There’s no denying that “13 Reasons Why” is a popular show.
The teen drama has won over a large fanbase with its unusually frank depiction of suicide, depression, sexual abuse, and murder. Many are impressed that the show is so blunt in exploring these topics. This is the driving factor behind the drama’s continued appeal.
That said, not everybody is thrilled. “13 Reasons Why” will receive a third season, but its critics are concerned.
The Parent’s TV Council has issued a statement condemning the way that the show glamorizes teenage suicide.
“We condemn Netflix for renewing its teen-targeted suicide drama ’13 Reasons Why.’ The company already potentially has the blood of children on their hands from keeping this series – with its graphic suicide scene, its sodomization of a teen boy and a potential school shooting, among other adult content – on its platform for children to view.”
Wow. “The blood of children”. This is one parent’s group that isn’t messing around.
Netflix CEO Reed Hastings is somewhat dismissive of the issue:
“’13 Reasons Why’ has been enormously popular and successful. It’s engaging content. It is controversial. But nobody has to watch it.”
Hmm. This response isn’t exactly empathetic. Telling offended parties to just not watch the show does nothing to help. Considering the subject matter at hand, it would be nice if Netflix at least tried to acknowledge just how harmful its content could be.
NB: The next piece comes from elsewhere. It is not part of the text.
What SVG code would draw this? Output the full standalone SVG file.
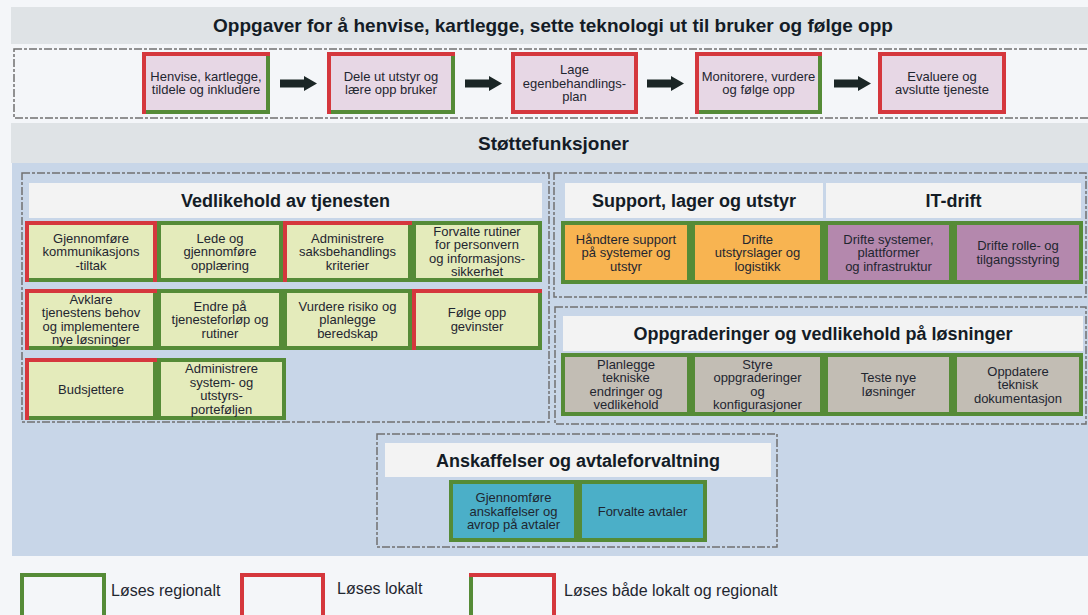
<svg xmlns="http://www.w3.org/2000/svg" width="1088" height="615" viewBox="0 0 1088 615">
<defs>
<style>
.t{font-family:"Liberation Sans",Arial,sans-serif;font-size:13px;fill:#1f2630;text-anchor:middle}
.h{font-family:"Liberation Sans",Arial,sans-serif;font-weight:bold;font-size:18px;fill:#141c26;text-anchor:middle}
.lg{font-family:"Liberation Sans",Arial,sans-serif;font-size:16px;fill:#1f2630}
.g{stroke:#558b37;stroke-width:4}
.r{stroke:#d5373d;stroke-width:4;fill:none}
.rr{stroke:#d5373d;stroke-width:4}
.d{fill:none;stroke:#707070;stroke-width:1.5;stroke-dasharray:8 2 3 2}
.band{fill:#dfe3e6}
.hd{fill:#f3f3f3}
.yg{fill:#e4ebbb}
.lv{fill:#e7d7e5}
.or{fill:#f8b451}
.pu{fill:#b488ad}
.gr{fill:#c2bdb4}
.te{fill:#4bafc8}
.ar{fill:#1b2626}
</style>
</defs>
<rect x="0" y="0" width="1088" height="615" fill="#f4f6f9"/>
<rect class="band" x="11" y="7" width="1077" height="37"/>
<text class="h" x="553" y="32" style="font-size:19px">Oppgaver for å henvise, kartlegge, sette teknologi ut til bruker og følge opp</text>
<rect class="d" x="14" y="49" width="1080" height="69"/>
<rect class="band" x="11" y="123" width="1077" height="40"/>
<text class="h" x="553.5" y="149.5" style="font-size:19px">Støttefunksjoner</text>
<rect x="12" y="163" width="1076" height="393" fill="#c8d6e8"/>

<!-- section frames -->
<rect class="d" x="22" y="173" width="527" height="249"/>
<rect class="hd" x="29" y="183" width="513" height="35"/>
<text class="h" x="285.5" y="207">Vedlikehold av tjenesten</text>
<rect class="d" x="554" y="173" width="532" height="124"/>
<rect class="hd" x="565" y="183" width="258" height="35"/>
<text class="h" x="694" y="207">Support, lager og utstyr</text>
<rect class="hd" x="826" y="183" width="255" height="35"/>
<text class="h" x="953.5" y="207">IT-drift</text>
<rect class="d" x="555" y="307" width="531" height="117"/>
<rect class="hd" x="563" y="316" width="520" height="35"/>
<text class="h" x="823" y="340">Oppgraderinger og vedlikehold på løsninger</text>
<rect class="d" x="377" y="434" width="400" height="113"/>
<rect class="hd" x="385" y="443" width="386" height="34"/>
<text class="h" x="578" y="466.5">Anskaffelser og avtaleforvaltning</text>

<!-- connectors -->
<g id="connectors">
<polygon class="ar" points="280,79.5 304,79.5 304,76 317,83.5 304,91 304,87.5 280,87.5"/>
<polygon class="ar" points="465,79.5 489,79.5 489,76 502,83.5 489,91 489,87.5 465,87.5"/>
<polygon class="ar" points="647,79.5 671,79.5 671,76 684,83.5 671,91 671,87.5 647,87.5"/>
<polygon class="ar" points="834,79.5 858,79.5 858,76 871,83.5 858,91 858,87.5 834,87.5"/>
</g>

<!-- top row -->
<g id="t1"><rect class="lv g" x="144" y="54" width="124" height="58"/><path class="r" d="M142,54H270M144,52V114"/>
<text class="t"><tspan x="206" y="80.75">Henvise, kartlegge,</tspan><tspan x="206" y="94.25">tildele og inkludere</tspan></text></g>
<g id="t2"><rect class="lv g" x="329" y="54" width="124" height="58"/><path class="r" d="M327,54H455M329,52V114"/>
<text class="t"><tspan x="391" y="80.75">Dele ut utstyr og</tspan><tspan x="391" y="94.25">lære opp bruker</tspan></text></g>
<g id="t3"><rect class="lv rr" x="513" y="54" width="123" height="58"/>
<text class="t"><tspan x="574.5" y="74">Lage</tspan><tspan x="574.5" y="87.5">egenbehandlings-</tspan><tspan x="574.5" y="101">plan</tspan></text></g>
<g id="t4"><rect class="lv g" x="697" y="54" width="123" height="58"/><path class="r" d="M695,54H822M697,52V114"/>
<text class="t"><tspan x="758.5" y="80.75">Monitorere, vurdere</tspan><tspan x="758.5" y="94.25">og følge opp</tspan></text></g>
<g id="t5"><rect class="lv rr" x="880" y="54" width="124" height="58"/>
<text class="t"><tspan x="942" y="80.75">Evaluere og</tspan><tspan x="942" y="94.25">avslutte tjeneste</tspan></text></g>

<!-- vedlikehold -->
<g id="n1"><rect class="yg g" x="27" y="223" width="128" height="57"/><path class="r" d="M25,223H157M27,221V282M155,221V282"/>
<text class="t"><tspan x="91" y="242.5">Gjennomføre</tspan><tspan x="91" y="256">kommunikasjons</tspan><tspan x="91" y="269.5">-tiltak</tspan></text></g>
<g id="n2"><rect class="yg g" x="159" y="223" width="122" height="57"/>
<text class="t"><tspan x="220" y="242.5">Lede og</tspan><tspan x="220" y="256">gjennomføre</tspan><tspan x="220" y="269.5">opplæring</tspan></text></g>
<g id="n3"><rect class="yg g" x="285" y="223" width="125" height="57"/><path class="r" d="M283,223H412M285,221V282"/>
<text class="t"><tspan x="347.5" y="242.5">Administrere</tspan><tspan x="347.5" y="256">saksbehandlings</tspan><tspan x="347.5" y="269.5">kriterier</tspan></text></g>
<g id="n4"><rect class="yg g" x="414" y="223" width="126" height="57"/>
<text class="t"><tspan x="477" y="235.75">Forvalte rutiner</tspan><tspan x="477" y="249.25">for personvern</tspan><tspan x="477" y="262.75">og informasjons-</tspan><tspan x="477" y="276.25">sikkerhet</tspan></text></g>
<g id="n5"><rect class="yg g" x="27" y="291" width="128" height="57"/><path class="r" d="M25,291H157M27,289V350"/>
<text class="t"><tspan x="91" y="303.75">Avklare</tspan><tspan x="91" y="317.25">tjenestens behov</tspan><tspan x="91" y="330.75">og implementere</tspan><tspan x="91" y="344.25">nye løsninger</tspan></text></g>
<g id="n6"><rect class="yg g" x="159" y="291" width="122" height="57"/>
<text class="t"><tspan x="220" y="310.5">Endre på</tspan><tspan x="220" y="324">tjenesteforløp og</tspan><tspan x="220" y="337.5">rutiner</tspan></text></g>
<g id="n7"><rect class="yg g" x="285" y="291" width="125" height="57"/>
<text class="t"><tspan x="347.5" y="310.5">Vurdere risiko og</tspan><tspan x="347.5" y="324">planlegge</tspan><tspan x="347.5" y="337.5">beredskap</tspan></text></g>
<g id="n8"><rect class="yg g" x="414" y="291" width="126" height="57"/><path class="r" d="M412,291H542M414,289V350"/>
<text class="t"><tspan x="477" y="317.25">Følge opp</tspan><tspan x="477" y="330.75">gevinster</tspan></text></g>
<g id="n9"><rect class="yg g" x="27" y="360" width="128" height="58"/><path class="r" d="M25,360H157M27,358V420"/>
<text class="t"><tspan x="91" y="393.5">Budsjettere</tspan></text></g>
<g id="n10"><rect class="yg g" x="159" y="360" width="125" height="58"/>
<text class="t"><tspan x="221.5" y="373.25">Administrere</tspan><tspan x="221.5" y="386.75">system- og</tspan><tspan x="221.5" y="400.25">utstyrs-</tspan><tspan x="221.5" y="413.75">porteføljen</tspan></text></g>

<!-- support / IT -->
<g id="s1"><rect class="or g" x="563" y="223" width="126" height="59"/>
<text class="t"><tspan x="626" y="243.5">Håndtere support</tspan><tspan x="626" y="257">på systemer og</tspan><tspan x="626" y="270.5">utstyr</tspan></text></g>
<g id="s2"><rect class="or g" x="693" y="223" width="129" height="59"/>
<text class="t"><tspan x="757.5" y="243.5">Drifte</tspan><tspan x="757.5" y="257">utstyrslager og</tspan><tspan x="757.5" y="270.5">logistikk</tspan></text></g>
<g id="s3"><rect class="pu g" x="826" y="223" width="125" height="59"/>
<text class="t"><tspan x="888.5" y="243.5">Drifte systemer,</tspan><tspan x="888.5" y="257">plattformer</tspan><tspan x="888.5" y="270.5">og infrastruktur</tspan></text></g>
<g id="s4"><rect class="pu g" x="955" y="223" width="126" height="59"/>
<text class="t"><tspan x="1018" y="250.25">Drifte rolle- og</tspan><tspan x="1018" y="263.75">tilgangsstyring</tspan></text></g>

<!-- upgrades -->
<g id="u1"><rect class="gr g" x="563" y="355" width="126" height="59"/>
<text class="t"><tspan x="626" y="368.75">Planlegge</tspan><tspan x="626" y="382.25">tekniske</tspan><tspan x="626" y="395.75">endringer og</tspan><tspan x="626" y="409.25">vedlikehold</tspan></text></g>
<g id="u2"><rect class="gr g" x="693" y="355" width="129" height="59"/>
<text class="t"><tspan x="757.5" y="368.75">Styre</tspan><tspan x="757.5" y="382.25">oppgraderinger</tspan><tspan x="757.5" y="395.75">og</tspan><tspan x="757.5" y="409.25">konfigurasjoner</tspan></text></g>
<g id="u3"><rect class="gr g" x="826" y="355" width="125" height="59"/>
<text class="t"><tspan x="888.5" y="382.25">Teste nye</tspan><tspan x="888.5" y="395.75">løsninger</tspan></text></g>
<g id="u4"><rect class="gr g" x="955" y="355" width="126" height="59"/>
<text class="t"><tspan x="1018" y="375.5">Oppdatere</tspan><tspan x="1018" y="389">teknisk</tspan><tspan x="1018" y="402.5">dokumentasjon</tspan></text></g>

<!-- procurement -->
<g id="a1"><rect class="te g" x="451" y="482" width="125" height="58"/>
<text class="t"><tspan x="513.5" y="502">Gjennomføre</tspan><tspan x="513.5" y="515.5">anskaffelser og</tspan><tspan x="513.5" y="529">avrop på avtaler</tspan></text></g>
<g id="a2"><rect class="te g" x="580" y="482" width="125" height="58"/>
<text class="t"><tspan x="642.5" y="515.5">Forvalte avtaler</tspan></text></g>

<!-- legend -->
<g id="legend">
<rect class="g" x="22" y="575" width="82" height="48" fill="#f4f6f9"/>
<text class="lg" x="111" y="596">Løses regionalt</text>
<rect class="rr" x="242" y="575" width="81" height="48" fill="#f4f6f9"/>
<text class="lg" x="337" y="594">Løses lokalt</text>
<rect class="g" x="471" y="575" width="83" height="48" fill="#f4f6f9"/>
<path class="r" d="M469,575H556M554,573V615"/>
<text class="lg" x="564" y="596">Løses både lokalt og regionalt</text>
</g>
</svg>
Not the Best of Intentions
Personally, I think that “13 Reasons Why” offers an important opportunity for viewers to discuss the themes within the show.
It’s often difficult for young people (or anyone, to be honest) to talk about issues of mental health, depression, and suicide, and it can be hard for victims of abuse to come forward. There’s something to be said for creating a show that confronts some of these themes. This could give viewers an opportunity to raise their own voices about their personal experiences.
That said, I don’t exactly think Netflix is trying to create a show that exists for the public good.
The first season of “13 Reasons Why” deals with the events leading up to the main character, Hannah Baker.
Season two deals with some flashbacks, but also explores the aftermath of her death.
As the show continues for another year, we’re getting further and further away from Baker’s own story, and I wonder whether the show’s narrative can survive as it gets further removed from this important moment.
It’s pretty clear that Netflix has commissioned more of “13 Reasons Why” not out of an attempt to provide an important discussion surrounding teenage suicide, but out of a desire to make more money off the controversy that comes from the show.
That doesn’t entirely sit well with me.
If season three turns out to be worthwhile and poignant storytelling, I might be convinced that the show’s continued existence has merit.
Considering that Reed Hastings has publicly stated that his critics should simply stop watching and exit the discussion, I’m hesitant to give his company the benefit of the doubt.